[Start]

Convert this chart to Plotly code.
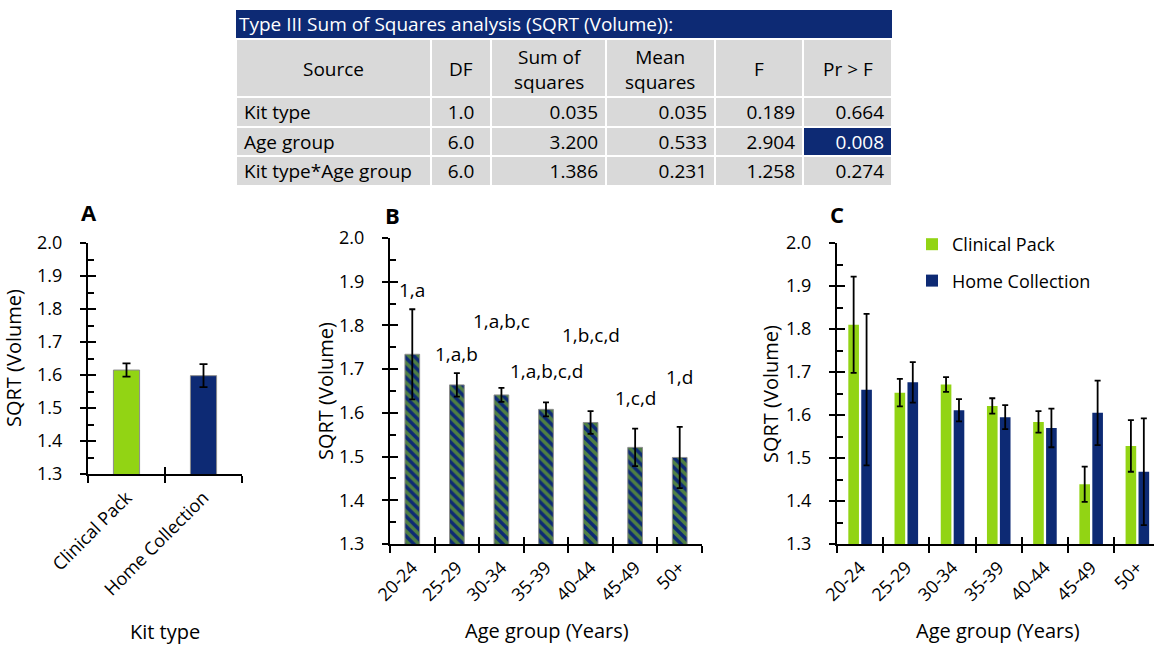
import plotly.graph_objects as go

# ---------------- data ----------------
kit_types = ["Clinical Pack", "Home Collection"]
kit_means = [1.615, 1.598]
kit_errs = [0.020, 0.035]

age_groups = ["20-24", "25-29", "30-34", "35-39", "40-44", "45-49", "50+"]
age_means = [1.734, 1.664, 1.641, 1.608, 1.578, 1.521, 1.498]
age_errs = [0.103, 0.027, 0.016, 0.016, 0.026, 0.043, 0.070]
sig_labels = ["1,a", "1,a,b", "1,a,b,c", "1,a,b,c,d", "1,b,c,d", "1,c,d", "1,d"]
sig_label_y = [1.882, 1.734, 1.809, 1.695, 1.779, 1.634, 1.683]

clinical_means = [1.810, 1.652, 1.671, 1.621, 1.584, 1.439, 1.528]
clinical_errs = [0.112, 0.032, 0.017, 0.018, 0.025, 0.041, 0.060]
home_means = [1.659, 1.676, 1.611, 1.595, 1.570, 1.605, 1.468]
home_errs = [0.176, 0.047, 0.026, 0.028, 0.045, 0.075, 0.124]

table_title = "Type III Sum of Squares analysis (SQRT (Volume)):"
table_header = ["Source", "DF", "Sum of<br>squares", "Mean<br>squares", "F", "Pr > F"]
tbl_source = ["Kit type", "Age group", "Kit type*Age group"]
tbl_df = [1.0, 6.0, 6.0]
tbl_ss = [0.035, 3.200, 1.386]
tbl_ms = [0.035, 0.533, 0.231]
tbl_f = [0.189, 2.904, 1.258]
tbl_p = [0.664, 0.008, 0.274]

# ---------------- style ----------------
W, H = 1154, 646
FONT = "Open Sans"
GREEN = "#92D414"
NAVY = "#0D2A74"
GRAY = "#D9D9D9"
EDGE = "#8C8C8C"
COL_EDGES = [236, 431, 491, 606, 715, 803, 892]   # table column borders (px)


def fx(p):
    return p / W


def fy(p):
    return 1 - p / H


fig = go.Figure()

# ---------------- table ----------------
col_w = [COL_EDGES[i + 1] - COL_EDGES[i] for i in range(len(COL_EDGES) - 1)]
fig.add_trace(go.Table(
    domain=dict(x=[fx(COL_EDGES[0]), fx(COL_EDGES[-1])], y=[fy(188), fy(39)]),
    columnwidth=col_w,
    header=dict(values=[""] * len(table_header), fill_color=GRAY,
                line=dict(color="white", width=2), align="center",
                font=dict(family=FONT, size=19, color="black"), height=58),
    cells=dict(values=[tbl_source, tbl_df, tbl_ss, tbl_ms, tbl_f, tbl_p],
               format=["", ".1f", ".3f", ".3f", ".3f", ".3f"],
               fill_color=[[GRAY] * 3] * 5 + [[GRAY, NAVY, GRAY]],
               line=dict(color="white", width=2),
               align=["left", "center", "right", "right", "right", "right"],
               font=dict(family=FONT, size=19,
                         color=[["black"] * 3] * 5 + [["black", "white", "black"]]),
               height=29.5),
))

err_style = dict(type="data", visible=True, color="black", thickness=1.8)

# ---------------- panel A ----------------
fig.add_trace(go.Bar(
    x=kit_types, y=kit_means, width=0.34, xaxis="x", yaxis="y",
    marker=dict(color=[GREEN, NAVY], line=dict(color=EDGE, width=1)),
    error_y=dict(array=kit_errs, width=4, **err_style),
    showlegend=False, hoverinfo="skip"))

# ---------------- panel B ----------------
fig.add_trace(go.Bar(
    x=age_groups, y=age_means, width=0.33, xaxis="x2", yaxis="y2",
    marker=dict(color=NAVY, line=dict(color=EDGE, width=1),
                pattern=dict(shape="\\", fgcolor=GREEN, fillmode="overlay",
                             size=7, solidity=0.5)),
    error_y=dict(array=age_errs, width=3, **err_style),
    showlegend=False, hoverinfo="skip"))

# ---------------- panel C ----------------
fig.add_trace(go.Bar(
    name="Clinical Pack", x=age_groups, y=clinical_means, width=0.23, offset=-0.255,
    xaxis="x3", yaxis="y3", marker=dict(color=GREEN, line=dict(width=0)),
    error_y=dict(array=clinical_errs, width=3, **err_style),
    legendgroup="cp", hoverinfo="skip"))
fig.add_trace(go.Bar(
    name="Home Collection", x=age_groups, y=home_means, width=0.23, offset=0.025,
    xaxis="x3", yaxis="y3", marker=dict(color=NAVY, line=dict(width=0)),
    error_y=dict(array=home_errs, width=3, **err_style),
    legendgroup="hc", hoverinfo="skip"))

# empty traces carrying the overlay axes (inner halves of the crossing ticks)
for k in (4, 5, 6):
    fig.add_trace(go.Scatter(x=[], y=[], xaxis=f"x{k}", yaxis=f"y{k}",
                             showlegend=False, hoverinfo="skip"))

panels = [
    # (axis id, x domain px, y domain px, categories, x range, x tick font)
    ("", (88, 242), (243, 474), kit_types, [-0.5, 1.5], 18),
    ("2", (390, 702), (238, 544), age_groups, [-0.5, 6.5], 18),
    ("3", (837, 1154), (243, 544), age_groups, [-0.5, 6.36], 18),
]

layout_axes = {}
for i, (aid, (x0, x1), (y0, y1), cats, xr, xfs) in enumerate(panels):
    ov = str(4 + i)
    layout_axes["xaxis" + aid] = dict(
        domain=[fx(x0), fx(x1)], anchor="y" + aid, type="category",
        categoryorder="array", categoryarray=cats, range=xr, automargin=False,
        showline=True, linecolor="black", linewidth=2, mirror=False,
        ticks="outside", ticklen=7, tickwidth=2, tickcolor="black",
        tickson="boundaries", tickangle=-45, ticklabelstandoff=4,
        tickfont=dict(family=FONT, size=xfs, color="black"),
        showgrid=False, zeroline=False, fixedrange=True)
    layout_axes["yaxis" + aid] = dict(
        domain=[fy(y1), fy(y0)], anchor="x" + aid, range=[1.3, 2.0],
        tick0=1.3, dtick=0.1, tickformat=".1f", automargin=False,
        showline=True, linecolor="black", linewidth=2,
        ticks="outside", ticklen=6, tickwidth=2, tickcolor="black",
        ticklabelstandoff=14,
        tickfont=dict(family=FONT, size=18, color="black"),
        showgrid=False, zeroline=False, fixedrange=True)
    layout_axes["xaxis" + ov] = dict(
        overlaying="x" + aid, anchor="y" + ov, range=xr, automargin=False,
        tickvals=[j - 0.5 for j in range(len(cats) + 1)],
        ticks="inside", ticklen=7, tickwidth=2, tickcolor="black",
        showticklabels=False, showline=False, showgrid=False, zeroline=False,
        fixedrange=True)
    layout_axes["yaxis" + ov] = dict(
        overlaying="y" + aid, anchor="x" + ov, range=[1.3, 2.0], automargin=False,
        tick0=1.3, dtick=0.1,
        ticks="inside", ticklen=8, tickwidth=2, tickcolor="black",
        minor=dict(ticks="inside", tick0=1.3, dtick=0.05, ticklen=6,
                   tickwidth=2, tickcolor="black"),
        showticklabels=False, showline=False, showgrid=False, zeroline=False,
        fixedrange=True)

annotations = []


def txt(text, x, y, size=20, angle=0, bold=False, color="black", xanchor="center"):
    annotations.append(dict(
        text=f"<b>{text}</b>" if bold else text, x=fx(x), y=fy(y),
        xref="paper", yref="paper", xanchor=xanchor, yanchor="middle",
        showarrow=False, textangle=angle,
        font=dict(family=FONT, size=size, color=color)))


# table title and header labels (vertically centred in the header row)
txt(table_title, 237, 24, size=19, color="white", xanchor="left")
for j, h in enumerate(table_header):
    txt(h, (COL_EDGES[j] + COL_EDGES[j + 1]) / 2, 69, size=19)

# panel letters
txt("A", 89, 212, size=22, bold=True)
txt("B", 392, 215, size=22, bold=True)
txt("C", 837, 214, size=22, bold=True)

# axis titles
txt("SQRT (Volume)", 13, 358, angle=-90)
txt("SQRT (Volume)", 325, 391, angle=-90)
txt("SQRT (Volume)", 770, 394, angle=-90)
txt("Kit type", 165, 631)
txt("Age group (Years)", 547, 630)
txt("Age group (Years)", 998, 630)

# significance labels on panel B
for lab, g, yv in zip(sig_labels, age_groups, sig_label_y):
    annotations.append(dict(text=lab, x=g, y=yv, xref="x2", yref="y2",
                            showarrow=False, xanchor="center", yanchor="middle",
                            font=dict(family=FONT, size=19, color="black")))

fig.update_layout(
    width=W, height=H, margin=dict(l=0, r=0, t=0, b=0, autoexpand=False),
    paper_bgcolor="white", plot_bgcolor="white",
    barmode="overlay",
    font=dict(family=FONT, color="black"),
    showlegend=True,
    legend=dict(x=fx(912), y=fy(226), xanchor="left", yanchor="top",
                bgcolor="rgba(0,0,0,0)", tracegroupgap=10,
                font=dict(family=FONT, size=18, color="black")),
    shapes=[dict(type="rect", xref="paper", yref="paper",
                 x0=fx(236), x1=fx(892), y0=fy(38), y1=fy(10),
                 fillcolor=NAVY, line=dict(width=0), layer="below")],
    annotations=annotations,
    **layout_axes,
)

# remove the browser's default page margin so the figure sits at (0, 0)
fig.write_html("out.html",
               config={"displayModeBar": False, "staticPlot": True},
               post_script="document.body.style.margin='0';"
                           "document.body.style.overflow='hidden';")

[End]

● **WHAT IS REQUIRED**
Without the pictures, return the listing above from its first line through the line that has "sig_label_y = [1.882, 1.734, 1.809, 1.695, 1.779, 1.634, 1.683]".

● **CORRECT OUTPUT**
Convert this chart to Plotly code.
import plotly.graph_objects as go

# ---------------- data ----------------
kit_types = ["Clinical Pack", "Home Collection"]
kit_means = [1.615, 1.598]
kit_errs = [0.020, 0.035]

age_groups = ["20-24", "25-29", "30-34", "35-39", "40-44", "45-49", "50+"]
age_means = [1.734, 1.664, 1.641, 1.608, 1.578, 1.521, 1.498]
age_errs = [0.103, 0.027, 0.016, 0.016, 0.026, 0.043, 0.070]
sig_labels = ["1,a", "1,a,b", "1,a,b,c", "1,a,b,c,d", "1,b,c,d", "1,c,d", "1,d"]
sig_label_y = [1.882, 1.734, 1.809, 1.695, 1.779, 1.634, 1.683]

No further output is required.